Я, конечно, отвлёкся от вопроса – хотя то, как я отвлекаюсь, показывает, что говорить о Чуковском отстранённо я не могу, тут же начинают лезть какие-то детские реминисценции.

Есть, конечно, и другой Чуковский – автор блестящих критических статей и великолепной дневниковой прозы. Этого Чуковского я узнал, естественно, намного позже, отдалившись от поры импринтинга лет на двадцать – и говорить о нём мне, разумеется, легче... Но – вне какого-то специального повода – и не тянет.

2. Сложно сказать, что такое «чуковские» времена. Начало двадцатого века, когда он начинал и добился известности как журналист и критик? 20-е, когда обратился к детской литературе? Или 30-е, когда занимался большей частью переводами и теорией перевода? Или, наконец, 50-е – 60-е, когда, войдя в пору «классика», стал востребован во всех своих ипостасях, включая литературоведческую?
Разные Чуковские, разные времена.

Хорошо, не буду занудствовать: речь, как это следует из вопроса, вроде бы о начале ХХ века.
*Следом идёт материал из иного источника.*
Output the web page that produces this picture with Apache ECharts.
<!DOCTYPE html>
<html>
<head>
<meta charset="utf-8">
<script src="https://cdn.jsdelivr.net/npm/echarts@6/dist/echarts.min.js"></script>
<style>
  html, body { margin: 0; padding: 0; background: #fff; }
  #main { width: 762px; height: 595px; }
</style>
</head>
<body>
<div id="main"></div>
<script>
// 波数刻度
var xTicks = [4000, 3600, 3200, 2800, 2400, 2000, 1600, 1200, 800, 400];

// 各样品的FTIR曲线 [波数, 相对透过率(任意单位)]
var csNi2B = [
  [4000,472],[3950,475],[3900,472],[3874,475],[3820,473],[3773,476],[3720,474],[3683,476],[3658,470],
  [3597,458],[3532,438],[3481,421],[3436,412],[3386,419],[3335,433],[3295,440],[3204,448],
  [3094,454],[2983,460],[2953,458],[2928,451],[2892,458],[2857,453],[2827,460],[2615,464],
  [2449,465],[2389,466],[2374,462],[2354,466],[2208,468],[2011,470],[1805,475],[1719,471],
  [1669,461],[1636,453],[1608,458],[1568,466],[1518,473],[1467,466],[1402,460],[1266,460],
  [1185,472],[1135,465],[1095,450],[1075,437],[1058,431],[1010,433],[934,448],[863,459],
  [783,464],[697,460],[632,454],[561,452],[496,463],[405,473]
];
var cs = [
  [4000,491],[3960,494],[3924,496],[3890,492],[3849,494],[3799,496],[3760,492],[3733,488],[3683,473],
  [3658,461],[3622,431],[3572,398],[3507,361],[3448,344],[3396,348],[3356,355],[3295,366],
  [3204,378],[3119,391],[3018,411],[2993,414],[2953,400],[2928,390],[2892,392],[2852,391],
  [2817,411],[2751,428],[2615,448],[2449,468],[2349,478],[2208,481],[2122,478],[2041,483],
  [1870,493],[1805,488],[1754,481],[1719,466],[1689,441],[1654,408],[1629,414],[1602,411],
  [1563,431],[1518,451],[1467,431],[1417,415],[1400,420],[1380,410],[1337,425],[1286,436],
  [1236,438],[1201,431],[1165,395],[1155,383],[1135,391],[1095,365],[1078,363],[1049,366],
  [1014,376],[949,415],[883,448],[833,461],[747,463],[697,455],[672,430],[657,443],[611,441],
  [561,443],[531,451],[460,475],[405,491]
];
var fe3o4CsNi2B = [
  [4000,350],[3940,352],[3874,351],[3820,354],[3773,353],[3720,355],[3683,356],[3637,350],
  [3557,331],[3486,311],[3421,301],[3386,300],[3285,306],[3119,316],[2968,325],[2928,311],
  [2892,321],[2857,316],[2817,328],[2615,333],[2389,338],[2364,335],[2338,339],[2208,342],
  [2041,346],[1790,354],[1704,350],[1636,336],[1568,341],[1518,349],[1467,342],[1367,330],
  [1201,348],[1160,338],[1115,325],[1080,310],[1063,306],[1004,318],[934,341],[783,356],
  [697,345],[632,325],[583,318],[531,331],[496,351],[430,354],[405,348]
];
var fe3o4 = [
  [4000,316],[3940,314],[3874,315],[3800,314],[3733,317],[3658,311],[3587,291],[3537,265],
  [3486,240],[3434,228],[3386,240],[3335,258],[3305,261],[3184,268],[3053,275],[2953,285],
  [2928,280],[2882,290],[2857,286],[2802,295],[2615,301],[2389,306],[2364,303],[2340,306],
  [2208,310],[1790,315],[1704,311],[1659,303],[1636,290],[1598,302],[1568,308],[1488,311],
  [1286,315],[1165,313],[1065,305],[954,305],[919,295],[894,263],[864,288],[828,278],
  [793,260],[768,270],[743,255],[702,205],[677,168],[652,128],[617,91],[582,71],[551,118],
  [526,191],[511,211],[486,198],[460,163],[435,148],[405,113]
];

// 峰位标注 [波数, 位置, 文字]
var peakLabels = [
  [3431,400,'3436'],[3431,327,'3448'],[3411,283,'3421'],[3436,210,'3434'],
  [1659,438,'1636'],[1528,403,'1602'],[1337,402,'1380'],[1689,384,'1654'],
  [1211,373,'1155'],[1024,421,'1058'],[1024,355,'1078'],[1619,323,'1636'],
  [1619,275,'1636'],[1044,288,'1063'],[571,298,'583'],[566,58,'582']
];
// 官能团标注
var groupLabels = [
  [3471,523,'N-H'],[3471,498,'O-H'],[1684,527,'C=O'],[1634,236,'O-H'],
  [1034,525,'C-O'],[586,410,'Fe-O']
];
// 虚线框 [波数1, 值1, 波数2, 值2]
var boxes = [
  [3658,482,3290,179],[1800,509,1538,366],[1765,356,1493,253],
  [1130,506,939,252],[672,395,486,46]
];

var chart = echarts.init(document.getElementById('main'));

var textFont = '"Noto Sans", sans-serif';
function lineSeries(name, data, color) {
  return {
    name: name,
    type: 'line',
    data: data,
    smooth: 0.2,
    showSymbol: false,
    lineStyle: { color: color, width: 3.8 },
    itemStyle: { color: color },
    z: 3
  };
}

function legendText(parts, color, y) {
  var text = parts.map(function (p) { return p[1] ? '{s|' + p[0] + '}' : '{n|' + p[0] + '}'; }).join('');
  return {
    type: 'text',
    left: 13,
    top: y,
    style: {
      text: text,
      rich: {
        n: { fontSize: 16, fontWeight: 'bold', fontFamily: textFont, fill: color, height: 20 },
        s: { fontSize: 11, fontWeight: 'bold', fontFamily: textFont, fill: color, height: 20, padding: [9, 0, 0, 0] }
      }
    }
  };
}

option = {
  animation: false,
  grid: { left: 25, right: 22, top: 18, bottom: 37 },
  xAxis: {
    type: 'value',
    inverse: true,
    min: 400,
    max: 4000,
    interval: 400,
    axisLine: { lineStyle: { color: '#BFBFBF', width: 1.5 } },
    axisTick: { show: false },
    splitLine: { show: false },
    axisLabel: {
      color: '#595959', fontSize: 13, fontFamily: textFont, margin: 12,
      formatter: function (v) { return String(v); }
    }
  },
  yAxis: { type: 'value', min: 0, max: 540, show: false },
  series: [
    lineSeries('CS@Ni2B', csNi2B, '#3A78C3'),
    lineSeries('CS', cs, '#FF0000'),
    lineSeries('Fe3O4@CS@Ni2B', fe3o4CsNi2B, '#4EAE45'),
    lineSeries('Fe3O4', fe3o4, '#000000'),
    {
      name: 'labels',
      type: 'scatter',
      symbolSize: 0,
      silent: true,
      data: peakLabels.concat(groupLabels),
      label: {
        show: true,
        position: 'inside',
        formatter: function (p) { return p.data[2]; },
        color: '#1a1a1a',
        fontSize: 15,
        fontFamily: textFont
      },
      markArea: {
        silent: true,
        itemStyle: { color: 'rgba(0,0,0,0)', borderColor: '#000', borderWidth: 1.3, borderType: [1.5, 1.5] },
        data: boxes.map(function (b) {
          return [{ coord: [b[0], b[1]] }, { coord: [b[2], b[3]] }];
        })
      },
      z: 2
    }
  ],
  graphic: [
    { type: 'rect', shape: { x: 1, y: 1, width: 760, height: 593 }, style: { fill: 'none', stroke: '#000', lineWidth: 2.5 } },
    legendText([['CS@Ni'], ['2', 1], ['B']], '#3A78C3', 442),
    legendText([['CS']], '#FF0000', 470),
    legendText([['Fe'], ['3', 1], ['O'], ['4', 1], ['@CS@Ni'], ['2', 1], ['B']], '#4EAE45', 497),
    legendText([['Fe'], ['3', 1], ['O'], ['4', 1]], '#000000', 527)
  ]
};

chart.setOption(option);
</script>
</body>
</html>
Десятые-двадцатые. Да, параллели напрашиваются, за одним исключением: место литературы. Оно было несопоставимо другим. И фигура Чуковского – по сути, человека из неоткуда, «кухаркиного сына», сделавшего стремительную карьеру и более чем достаточно обеспечивавшего себя литературным трудом – тому подтверждение. Сегодня «спорят о формате газетной критики», а тогда газетная критика вершила судьбы, возносила и ниспровергала. Сегодня просто «ходят на многочисленные лекции», а тогда лекции были своего рода индустрией (исключительно на гонорары от них жил, например, Андрей Белый). Так что место литературы изменилось. Констатирую это без печали. Ещё неизвестно, каким оно будет через столетие...

«Зачем нам сегодня Чуковский?» О «нас», опять же, говорить не рискну. А для меня лично Чуковский... см. выше.
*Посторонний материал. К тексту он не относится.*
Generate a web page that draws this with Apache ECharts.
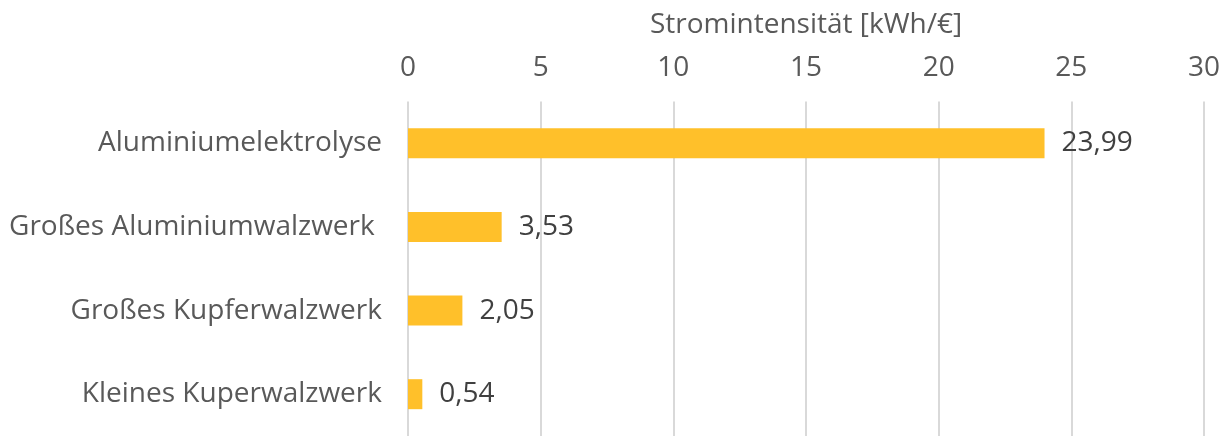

3. Опять же, позволю некоторое занудство, по поводу «разгадки тайны». Тайна, имеющая разгадку, это не тайна, это – фокус. Правда, в Чуковском, судя по воспоминаниям, портретам – было что-то и от фокусника, от мага. В его слегка шарнирной фигуре, лукавом взгляде... В его знаменитых бессонницах... Но речь сейчас не об этом. Фокус можно разгадать, магию – объяснить. Тайну – только обозначить в качестве тайны и поднести перст к губам.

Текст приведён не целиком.